Précision lexicale et plaidoyer (7 juin 2017)

Madame Sylvette Montal, notre prof de français en secondaire IV et V (à qui je dédie ce billet), nous a un jour écrit trois mots en latin au tableau; un de ces mots était « hospedalem ». Elle nous parlait, ce jour-là, de l’évolution des langues et des nombreuses fois où des lettrés avaient entrepris de nettoyer la langue, ramener une propreté originale… Enfin, toujours est-il que « hospedalem » est entré deux fois dans les langues latines. La première fois, ça a dérivé en hôtel, hostal, et la seconde fois, au moyen-âge, hôpital et hospital (en intalien: ospedale). À l’origine, l’hôpital était un lieu d’accueil des voyageurs et des pèlerins, et on y soignait ceux qui étaient malades. L’histoire du mot explique pourquoi, dans bien des villes francophones, l’Hôtel-Dieu est le plus ancien hôpital.

… Pour être très franc, avec tous ces mots qui se ressemblent tant entre les langues, avec tous ces paysages, toutes ces constructions de styles approchant, oui, j’ai souvent la conscience de marcher dans les lointaines ruines de l’empire Romain.

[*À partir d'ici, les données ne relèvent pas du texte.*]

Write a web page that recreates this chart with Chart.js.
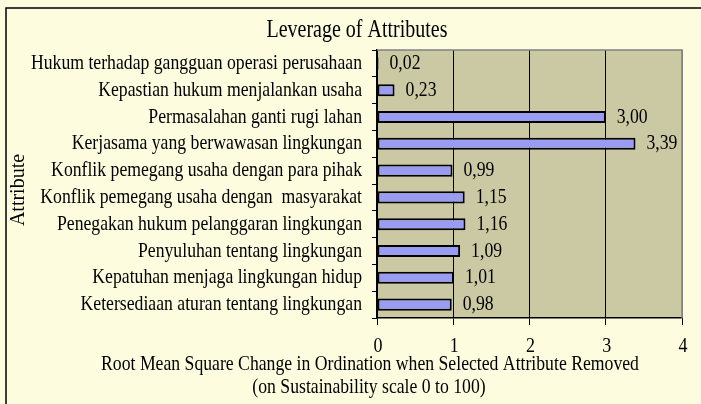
<!DOCTYPE html>
<html>
<head>
<meta charset="utf-8">
<script src="https://cdn.jsdelivr.net/npm/chart.js@4.4.1/dist/chart.umd.min.js"></script>
<style>
html,body{margin:0;padding:0;background:#fdfcdf;}
#wrap{width:701px;height:404px;position:relative;}
</style>
</head>
<body>
<div id="wrap"><canvas id="c" width="701" height="404"></canvas></div>
<script>
const categories = [
  "Hukum terhadap gangguan operasi perusahaan",
  "Kepastian hukum menjalankan usaha",
  "Permasalahan ganti rugi lahan",
  "Kerjasama yang berwawasan lingkungan",
  "Konflik pemegang usaha dengan para pihak",
  "Konflik pemegang usaha dengan  masyarakat",
  "Penegakan hukum pelanggaran lingkungan",
  "Penyuluhan tentang lingkungan",
  "Kepatuhan menjaga lingkungan hidup",
  "Ketersediaan aturan tentang lingkungan"
];
const values = [0.02, 0.23, 3.00, 3.39, 0.99, 1.15, 1.16, 1.09, 1.01, 0.98];
const valueLabels = ["0,02", "0,23", "3,00", "3,39", "0,99", "1,15", "1,16", "1,09", "1,01", "0,98"];
const xTicks = [0, 1, 2, 3, 4];
const chartTitle = "Leverage of Attributes";
const yTitle = "Attribute";
const xTitleLines = ["Root Mean Square Change in Ordination when Selected Attribute Removed", "(on Sustainability scale 0 to 100)"];

const FONT = "'Liberation Serif', 'Times New Roman', serif";
const FS = 17.7;
const SY = 1.22; // vertical stretch of the text in the original

function stretchedText(ctx, text, x, y, align, size) {
  ctx.save();
  ctx.font = size + "px " + FONT;
  ctx.textAlign = align;
  ctx.textBaseline = 'middle';
  ctx.translate(x, y);
  ctx.scale(1, SY);
  ctx.fillText(text, 0, 0);
  ctx.restore();
}

const decor = {
  id: 'decor',
  beforeDraw(chart) {
    const ctx = chart.ctx, a = chart.chartArea;
    ctx.save();
    ctx.fillStyle = '#fdfcdf';
    ctx.fillRect(0, 0, chart.width, chart.height);
    ctx.strokeStyle = '#000';
    ctx.lineWidth = 1.5;
    ctx.beginPath();
    ctx.moveTo(6, chart.height);
    ctx.lineTo(6, 8);
    ctx.lineTo(chart.width, 8);
    ctx.stroke();
    ctx.fillStyle = '#cbc9a3';
    ctx.fillRect(a.left, a.top, a.right - a.left, a.bottom - a.top);
    ctx.restore();
  },
  afterDatasetsDraw(chart) {
    const ctx = chart.ctx, a = chart.chartArea;
    const xs = chart.scales.x, ys = chart.scales.y;
    ctx.save();
    ctx.strokeStyle = '#808080';
    ctx.lineWidth = 1.5;
    ctx.beginPath();
    ctx.moveTo(a.left, a.top);
    ctx.lineTo(a.right, a.top);
    ctx.lineTo(a.right, a.bottom);
    ctx.stroke();
    ctx.fillStyle = '#000';
    // category labels
    categories.forEach((c, i) => {
      stretchedText(ctx, c, a.left - 15, ys.getPixelForValue(i), 'right', FS);
    });
    // x tick labels
    xTicks.forEach(v => {
      stretchedText(ctx, String(v), xs.getPixelForValue(v) + 1, 346, 'center', 18);
    });
    // value labels
    const meta = chart.getDatasetMeta(0);
    meta.data.forEach((bar, i) => {
      stretchedText(ctx, valueLabels[i], bar.x + 11, bar.y, 'left', FS);
    });
    // chart title
    stretchedText(ctx, chartTitle, 357, 31, 'center', 20);
    // x title
    stretchedText(ctx, xTitleLines[0], 370, 364, 'center', FS);
    stretchedText(ctx, xTitleLines[1], 369, 387, 'center', FS);
    // y title
    ctx.save();
    ctx.translate(18, 190);
    ctx.rotate(-Math.PI / 2);
    ctx.font = "20px " + FONT;
    ctx.textAlign = 'center';
    ctx.textBaseline = 'middle';
    ctx.scale(1, 1.1);
    ctx.fillText(yTitle, 0, 0);
    ctx.restore();
    ctx.restore();
  }
};

new Chart(document.getElementById('c'), {
  type: 'bar',
  data: {
    labels: categories,
    datasets: [{
      data: values,
      backgroundColor: '#9a9cf2',
      borderColor: '#000',
      borderWidth: 2,
      borderSkipped: false,
      barPercentage: 0.45,
      categoryPercentage: 1.0
    }]
  },
  options: {
    indexAxis: 'y',
    responsive: false,
    animation: false,
    devicePixelRatio: 1,
    layout: { padding: { left: 0, top: 50, right: 19, bottom: 0 } },
    plugins: { legend: { display: false }, title: { display: false }, tooltip: { enabled: false } },
    scales: {
      x: {
        min: 0, max: 4,
        afterBuildTicks(scale) { scale.ticks = xTicks.map(v => ({ value: v })); },
        afterFit(scale) { scale.height = 86; },
        ticks: { display: false },
        grid: {
          color: c => (c.tick && c.tick.value === 4) ? '#808080' : '#000',
          lineWidth: 1,
          tickColor: '#000',
          tickLength: 7,
          drawTicks: true
        },
        border: { display: true, color: '#000', width: 1.5 }
      },
      y: {
        afterFit(scale) { scale.width = 377; },
        ticks: { display: false, autoSkip: false },
        grid: { drawOnChartArea: false, drawTicks: true, tickLength: 5, color: '#000', offset: true },
        border: { display: true, color: '#000', width: 1.5 }
      }
    }
  },
  plugins: [decor]
});
</script>
</body>
</html>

Cela dit, parlant du français… Nous avons un problème. Des tas de gens sur le Camino sont contents de massacrer l’allemand, de maganer l’italien, de fausser l’espagnol… Mais le français? « Ah, non, je vous assure, je ne parle pas du tout français! » Ben voyons, tu me niaises?

Non, il ou elle ne me niaise pas… Et c’est un grave problème. L’exigence de qualité, voire de perfection, dans l’enseignement de la langue donne des armées de gens paralysés à l’idée de faire une erreur… C’est triste.

Réagissons: parlons lentement, aidons les autres, écoutons-les patiemment et doucement.

J’ai fait cadeau à Britta d’un caillou, pour qu’elle l’abandonne à la Croix de Fer, caillou qui porterait sa hantise de parler français.

English digest: french language is cool Try it, you’ll love it!